If anybody has ideas, or resouces, or are keen to do regular online (or in person) hackathons, or want to pitch such events for funding to get the right people together, lets put our heads together here!

1 Like

I’m too busy at the service layer to spend much time at the network layer, but if I can lend any previous experience with standards I’m happy to.

I’m surprised there isn’t a standard all of these are implementing? There used to be SNMP but that was ISO stack based, so seriously hard to implement, I’m not sure if there is anything similar these days ?

It might be that rather than getting all the network gear to talk the same standard, you could build a shim library, that library would have a common API, and then provide - hopefully small - pieces of code that communicate to each individual boxes API. This is what we did for the decentralized /P2P storage space, where dweb-transports is a library that shims into IPFS, GUN, WEBTORRENT, WOLK. If someone wanted to do something like this in the network space then anyone wanting could play could just implement the shim for the device they cared about and then use any of the management code you’d written.

I’m saying this with a certain amount of ignorance about these specific devices, I don’t know if there is enough commonality, but I’m guessing that functionality such as “display all connected DHCP devices” and stuff like that is common across all of them.

I’ve had the same problem for the last 15 years :thinking: I do count myself lucky to be able to take some more time to think… but yes, it’s pretty hard.

It’s ridiculous, right!? It’s the exact peer development problem. I mean, if you asked someone from Huawei or Ericsson, they would think we’re delusional, because there are standards - many, and they’re all misnamed, eg. I just read about the “CPRI” (“Common Public Radio Interface”). The problem is that their standards are expensive to implement, and thus out of reach, and impractical, for those who stand to benefit from it the most.

image
Source: xkcd: Standards
More information: 927: Standards - explain xkcd

I guess it’s a bit of an art to not over-engineer it, and to not leave it too open ended either, and to apply it in the right context - there are many to consider… it’s got to be of use, and it’s got to add enough value so that it will gain widespread adoption and create a trajectory towards something more usable.

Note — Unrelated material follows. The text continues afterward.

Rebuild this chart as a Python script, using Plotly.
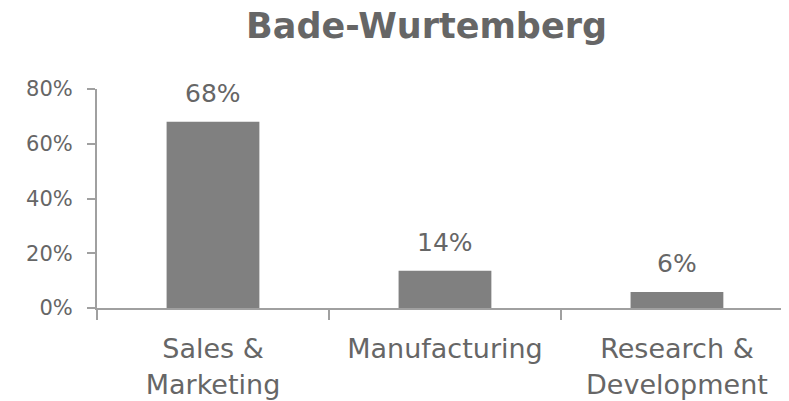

This is exactly the step 2. I have seen the word “shim” many times, but I never thought about what a “shim” is… so we learn! Thanks!

It’s pretty amazing really - everything is glued together with standards. Literally… you’re raising an important point that is worth clarifying: perhaps the usability or UI needs to be part of the standard, actually, or perhaps we simply need to look for UI or usability standards and apply some of them to our world.

Well, I’m glad I’ve found a space where it looks like this discussion can grow and hopefully flower :partying_face:

UI or usability “standards” are a game the Standards industry uses to extract more money from you, but which noone really pays any attention to !

The word shim comes from a small wedge used to fill a gap, so its the same for code - instead of trying to get each of IPFS, GUN, WEBTORRENT, to talk the same standard, which would require them all to agree to something that might make technical sense but could be tough to get past the business people, you build a small bit of code (usually a 100 - 200 lines and buildable in a day) that converts their API to a common API, and then any code above that (UI, management etc) just has to think about one API. Once we’d done that, WOLK and FLUENCE built their own shims.